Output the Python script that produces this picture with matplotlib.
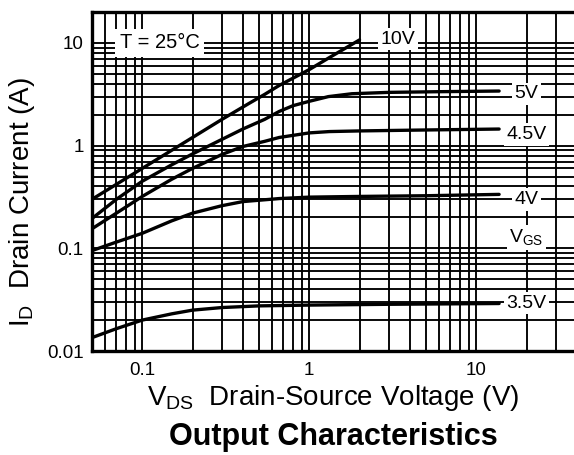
import matplotlib
matplotlib.use("Agg")
import matplotlib.pyplot as plt
from matplotlib.ticker import FixedLocator, NullFormatter, FixedFormatter
import numpy as np

plt.rcParams['font.family'] = ['Liberation Sans', 'DejaVu Sans']
plt.rcParams['mathtext.fontset'] = 'custom'
plt.rcParams['mathtext.rm'] = 'Liberation Sans'
plt.rcParams['mathtext.it'] = 'Liberation Sans'
plt.rcParams['mathtext.bf'] = 'Liberation Sans:bold'

# ---- data ----
v_10 = [0.05, 0.07, 0.1, 0.15, 0.2, 0.3, 0.44, 0.54, 0.66, 1.0, 1.32, 2.0]
i_10 = [0.30, 0.42, 0.60, 0.90, 1.2, 1.8, 2.6, 3.15, 3.85, 5.5, 7.2, 10.7]

v_5 = [0.05, 0.07, 0.1, 0.15, 0.2, 0.3, 0.4, 0.54, 0.66, 0.8, 1.0, 1.3, 1.8, 3.0, 6.0, 13.7]
i_5 = [0.195, 0.30, 0.45, 0.65, 0.83, 1.15, 1.45, 1.8, 2.15, 2.45, 2.7, 3.0, 3.2, 3.3, 3.35, 3.4]

v_45 = [0.05, 0.07, 0.1, 0.15, 0.2, 0.3, 0.4, 0.54, 0.66, 1.0, 1.32, 2.0, 5.0, 13.7]
i_45 = [0.155, 0.22, 0.32, 0.47, 0.60, 0.82, 0.98, 1.1, 1.2, 1.33, 1.37, 1.39, 1.42, 1.45]

v_4 = [0.05, 0.07, 0.1, 0.15, 0.2, 0.3, 0.4, 0.66, 1.0, 2.0, 5.0, 13.7]
i_4 = [0.095, 0.115, 0.14, 0.185, 0.22, 0.26, 0.285, 0.305, 0.315, 0.32, 0.325, 0.335]

v_35 = [0.05, 0.07, 0.1, 0.15, 0.2, 0.3, 0.5, 1.0, 3.0, 13.7]
i_35 = [0.0135, 0.0165, 0.020, 0.023, 0.025, 0.0265, 0.0275, 0.028, 0.0285, 0.029]

x_ticks = [0.1, 1, 10]
x_tick_labels = ["0.1", "1", "10"]
y_ticks = [0.01, 0.1, 1, 10]
y_tick_labels = ["0.01", "0.1", "1", "10"]

curve_labels = ["10V", "5V", "4.5V", "4V", "3.5V"]
label_x = [3.4, 20, 20, 20, 20]
label_y = [10.9, 3.2, 1.28, 0.30, 0.0292]

# ---- figure ----
fig = plt.figure(figsize=(5.74, 4.55), dpi=100)
W, H = 574, 455
left, right, top, bottom = 92, 593, 12, 351
ax = fig.add_axes([left / W, 1 - bottom / H, (right - left) / W, (bottom - top) / H])
ax.set_xscale('log')
ax.set_yscale('log')
ax.set_xlim(0.05, 50)
ax.set_ylim(0.01, 20)

ax.xaxis.set_major_locator(FixedLocator(x_ticks))
ax.xaxis.set_major_formatter(FixedFormatter(x_tick_labels))
ax.yaxis.set_major_locator(FixedLocator(y_ticks))
ax.yaxis.set_major_formatter(FixedFormatter(y_tick_labels))
ax.xaxis.set_minor_locator(matplotlib.ticker.LogLocator(base=10, subs=np.arange(2, 10), numticks=20))
ax.yaxis.set_minor_locator(matplotlib.ticker.LogLocator(base=10, subs=np.arange(2, 10), numticks=20))
ax.xaxis.set_minor_formatter(NullFormatter())
ax.yaxis.set_minor_formatter(NullFormatter())
ax.grid(True, which='both', color='black', linewidth=1.35, zorder=1)
ax.set_axisbelow(True)
ax.tick_params(which='both', length=0)
ax.tick_params(axis='x', pad=8, labelsize=13.5)
ax.tick_params(axis='y', pad=6, labelsize=13.5)

for s in ['left', 'bottom', 'top']:
    ax.spines[s].set_linewidth(2.4)
ax.spines['right'].set_visible(False)

for v, i in [(v_10, i_10), (v_5, i_5), (v_45, i_45), (v_4, i_4), (v_35, i_35)]:
    ax.plot(v, i, color='black', linewidth=2.4, solid_capstyle='round',
            solid_joinstyle='round', zorder=3)

box = dict(facecolor='white', edgecolor='none', pad=2.0)
for lab, lx, ly in zip(curve_labels, label_x, label_y):
    ax.text(lx, ly, lab, ha='center', va='center', fontsize=14, bbox=box, zorder=4)

ax.text(20, 0.128, r'V$_{\mathrm{GS}}$', ha='center', va='center', fontsize=14,
        bbox=box, zorder=4)
ax.text(0.127, 10, 'T = 25°C', ha='center', va='center', fontsize=14.5,
        bbox=dict(facecolor='white', edgecolor='none', pad=3), zorder=4)

fig.text(0.58, 0.125, r'V$_{\mathrm{DS}}$  Drain-Source Voltage (V)', ha='center',
         va='center', fontsize=20)
fig.text(0.038, 0.555, r'I$_{\mathrm{D}}$  Drain Current (A)', ha='center',
         va='center', fontsize=20, rotation=90)
fig.text(0.58, 0.040, 'Output Characteristics', ha='center', va='center',
         fontsize=22, fontweight='bold')

fig.savefig('out.png', dpi=100)
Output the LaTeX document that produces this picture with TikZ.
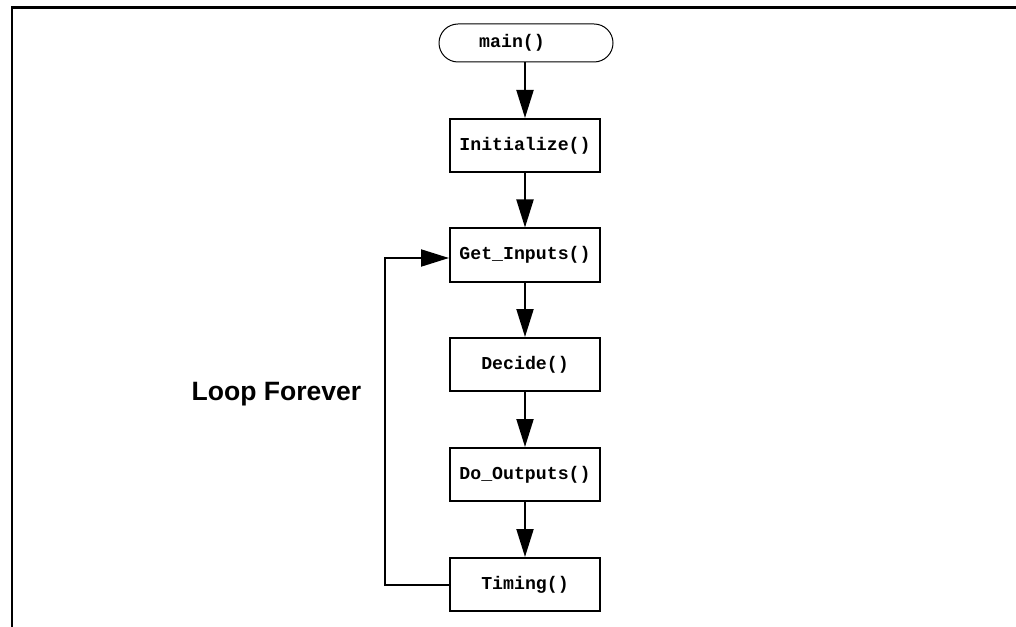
\documentclass[tikz,border=0pt]{standalone}
\usepackage{fontspec}
\setmainfont{Liberation Sans}
\newfontfamily\codefont{Liberation Mono}
\usetikzlibrary{arrows.meta}
\begin{document}
\begin{tikzpicture}[x=0.75pt,y=-0.75pt,
  frame/.style={line width=1.6pt},
  stepbox/.style={draw,line width=1.5pt,minimum width=112.5pt,minimum height=39.75pt,inner sep=0pt,
    font=\codefont\bfseries\fontsize{13.65}{16}\selectfont},
  term/.style={draw,line width=0.75pt,rounded corners=14.25pt,minimum width=130.5pt,minimum height=28.5pt,inner sep=0pt,
    font=\codefont\bfseries\fontsize{13.65}{16}\selectfont},
  flow/.style={line width=1.5pt,-{Triangle[length=21pt,width=12.75pt]}},
  loopline/.style={line width=1.5pt,-{Triangle[length=21pt,width=12.75pt]}},
  label/.style={font=\bfseries\fontsize{19.9}{24}\selectfont}
]
\useasboundingbox (0,0) rectangle (1016,627);
\draw[frame] (12,627) -- (12,7.5) -- (1016,7.5);
\node[term] (main) at (526,43) {main()\kern21pt\null};
\node[stepbox] (init) at (525,145.5) {Initialize()};
\node[stepbox] (get) at (525,255) {Get\_Inputs()};
\node[stepbox] (decide) at (525,364.5) {Decide()};
\node[stepbox] (doout) at (525,474.5) {Do\_Outputs()};
\node[stepbox] (timing) at (525,584.5) {Timing()};
\node[label,anchor=base] (loop) at (276.5,400) {Loop Forever};
\draw[flow] (main.south -| init.north) -- (init.north);
\draw[flow] (init) -- (get);
\draw[flow] (get) -- (decide);
\draw[flow] (decide) -- (doout);
\draw[flow] (doout) -- (timing);
\coordinate (turn) at (385,584.5);
\draw[loopline] (timing.west) -- (turn) |- ([yshift=-2.25pt]get.west);
\end{tikzpicture}
\end{document}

*AIM*
Copy out every line of the material above exactly, skipping the pictures.

*OUTPUT BELOW*
Output the Python script that produces this picture with matplotlib.
import matplotlib
matplotlib.use("Agg")
import matplotlib.pyplot as plt
from matplotlib.ticker import FixedLocator, NullFormatter, FixedFormatter
import numpy as np

plt.rcParams['font.family'] = ['Liberation Sans', 'DejaVu Sans']
plt.rcParams['mathtext.fontset'] = 'custom'
plt.rcParams['mathtext.rm'] = 'Liberation Sans'
plt.rcParams['mathtext.it'] = 'Liberation Sans'
plt.rcParams['mathtext.bf'] = 'Liberation Sans:bold'

# ---- data ----
v_10 = [0.05, 0.07, 0.1, 0.15, 0.2, 0.3, 0.44, 0.54, 0.66, 1.0, 1.32, 2.0]
i_10 = [0.30, 0.42, 0.60, 0.90, 1.2, 1.8, 2.6, 3.15, 3.85, 5.5, 7.2, 10.7]

v_5 = [0.05, 0.07, 0.1, 0.15, 0.2, 0.3, 0.4, 0.54, 0.66, 0.8, 1.0, 1.3, 1.8, 3.0, 6.0, 13.7]
i_5 = [0.195, 0.30, 0.45, 0.65, 0.83, 1.15, 1.45, 1.8, 2.15, 2.45, 2.7, 3.0, 3.2, 3.3, 3.35, 3.4]

v_45 = [0.05, 0.07, 0.1, 0.15, 0.2, 0.3, 0.4, 0.54, 0.66, 1.0, 1.32, 2.0, 5.0, 13.7]
i_45 = [0.155, 0.22, 0.32, 0.47, 0.60, 0.82, 0.98, 1.1, 1.2, 1.33, 1.37, 1.39, 1.42, 1.45]

v_4 = [0.05, 0.07, 0.1, 0.15, 0.2, 0.3, 0.4, 0.66, 1.0, 2.0, 5.0, 13.7]
i_4 = [0.095, 0.115, 0.14, 0.185, 0.22, 0.26, 0.285, 0.305, 0.315, 0.32, 0.325, 0.335]

v_35 = [0.05, 0.07, 0.1, 0.15, 0.2, 0.3, 0.5, 1.0, 3.0, 13.7]
i_35 = [0.0135, 0.0165, 0.020, 0.023, 0.025, 0.0265, 0.0275, 0.028, 0.0285, 0.029]

x_ticks = [0.1, 1, 10]
x_tick_labels = ["0.1", "1", "10"]
y_ticks = [0.01, 0.1, 1, 10]
y_tick_labels = ["0.01", "0.1", "1", "10"]

curve_labels = ["10V", "5V", "4.5V", "4V", "3.5V"]
label_x = [3.4, 20, 20, 20, 20]
label_y = [10.9, 3.2, 1.28, 0.30, 0.0292]

# ---- figure ----
fig = plt.figure(figsize=(5.74, 4.55), dpi=100)
W, H = 574, 455
left, right, top, bottom = 92, 593, 12, 351
ax = fig.add_axes([left / W, 1 - bottom / H, (right - left) / W, (bottom - top) / H])
ax.set_xscale('log')
ax.set_yscale('log')
ax.set_xlim(0.05, 50)
ax.set_ylim(0.01, 20)

ax.xaxis.set_major_locator(FixedLocator(x_ticks))
ax.xaxis.set_major_formatter(FixedFormatter(x_tick_labels))
ax.yaxis.set_major_locator(FixedLocator(y_ticks))
ax.yaxis.set_major_formatter(FixedFormatter(y_tick_labels))
ax.xaxis.set_minor_locator(matplotlib.ticker.LogLocator(base=10, subs=np.arange(2, 10), numticks=20))
ax.yaxis.set_minor_locator(matplotlib.ticker.LogLocator(base=10, subs=np.arange(2, 10), numticks=20))
ax.xaxis.set_minor_formatter(NullFormatter())
ax.yaxis.set_minor_formatter(NullFormatter())
ax.grid(True, which='both', color='black', linewidth=1.35, zorder=1)
ax.set_axisbelow(True)
ax.tick_params(which='both', length=0)
ax.tick_params(axis='x', pad=8, labelsize=13.5)
ax.tick_params(axis='y', pad=6, labelsize=13.5)

for s in ['left', 'bottom', 'top']:
    ax.spines[s].set_linewidth(2.4)
ax.spines['right'].set_visible(False)

for v, i in [(v_10, i_10), (v_5, i_5), (v_45, i_45), (v_4, i_4), (v_35, i_35)]:
    ax.plot(v, i, color='black', linewidth=2.4, solid_capstyle='round',
            solid_joinstyle='round', zorder=3)

box = dict(facecolor='white', edgecolor='none', pad=2.0)
for lab, lx, ly in zip(curve_labels, label_x, label_y):
    ax.text(lx, ly, lab, ha='center', va='center', fontsize=14, bbox=box, zorder=4)

ax.text(20, 0.128, r'V$_{\mathrm{GS}}$', ha='center', va='center', fontsize=14,
        bbox=box, zorder=4)
ax.text(0.127, 10, 'T = 25°C', ha='center', va='center', fontsize=14.5,
        bbox=dict(facecolor='white', edgecolor='none', pad=3), zorder=4)

fig.text(0.58, 0.125, r'V$_{\mathrm{DS}}$  Drain-Source Voltage (V)', ha='center',
         va='center', fontsize=20)
fig.text(0.038, 0.555, r'I$_{\mathrm{D}}$  Drain Current (A)', ha='center',
         va='center', fontsize=20, rotation=90)
fig.text(0.58, 0.040, 'Output Characteristics', ha='center', va='center',
         fontsize=22, fontweight='bold')

fig.savefig('out.png', dpi=100)
Output the LaTeX document that produces this picture with TikZ.
\documentclass[tikz,border=0pt]{standalone}
\usepackage{fontspec}
\setmainfont{Liberation Sans}
\newfontfamily\codefont{Liberation Mono}
\usetikzlibrary{arrows.meta}
\begin{document}
\begin{tikzpicture}[x=0.75pt,y=-0.75pt,
  frame/.style={line width=1.6pt},
  stepbox/.style={draw,line width=1.5pt,minimum width=112.5pt,minimum height=39.75pt,inner sep=0pt,
    font=\codefont\bfseries\fontsize{13.65}{16}\selectfont},
  term/.style={draw,line width=0.75pt,rounded corners=14.25pt,minimum width=130.5pt,minimum height=28.5pt,inner sep=0pt,
    font=\codefont\bfseries\fontsize{13.65}{16}\selectfont},
  flow/.style={line width=1.5pt,-{Triangle[length=21pt,width=12.75pt]}},
  loopline/.style={line width=1.5pt,-{Triangle[length=21pt,width=12.75pt]}},
  label/.style={font=\bfseries\fontsize{19.9}{24}\selectfont}
]
\useasboundingbox (0,0) rectangle (1016,627);
\draw[frame] (12,627) -- (12,7.5) -- (1016,7.5);
\node[term] (main) at (526,43) {main()\kern21pt\null};
\node[stepbox] (init) at (525,145.5) {Initialize()};
\node[stepbox] (get) at (525,255) {Get\_Inputs()};
\node[stepbox] (decide) at (525,364.5) {Decide()};
\node[stepbox] (doout) at (525,474.5) {Do\_Outputs()};
\node[stepbox] (timing) at (525,584.5) {Timing()};
\node[label,anchor=base] (loop) at (276.5,400) {Loop Forever};
\draw[flow] (main.south -| init.north) -- (init.north);
\draw[flow] (init) -- (get);
\draw[flow] (get) -- (decide);
\draw[flow] (decide) -- (doout);
\draw[flow] (doout) -- (timing);
\coordinate (turn) at (385,584.5);
\draw[loopline] (timing.west) -- (turn) |- ([yshift=-2.25pt]get.west);
\end{tikzpicture}
\end{document}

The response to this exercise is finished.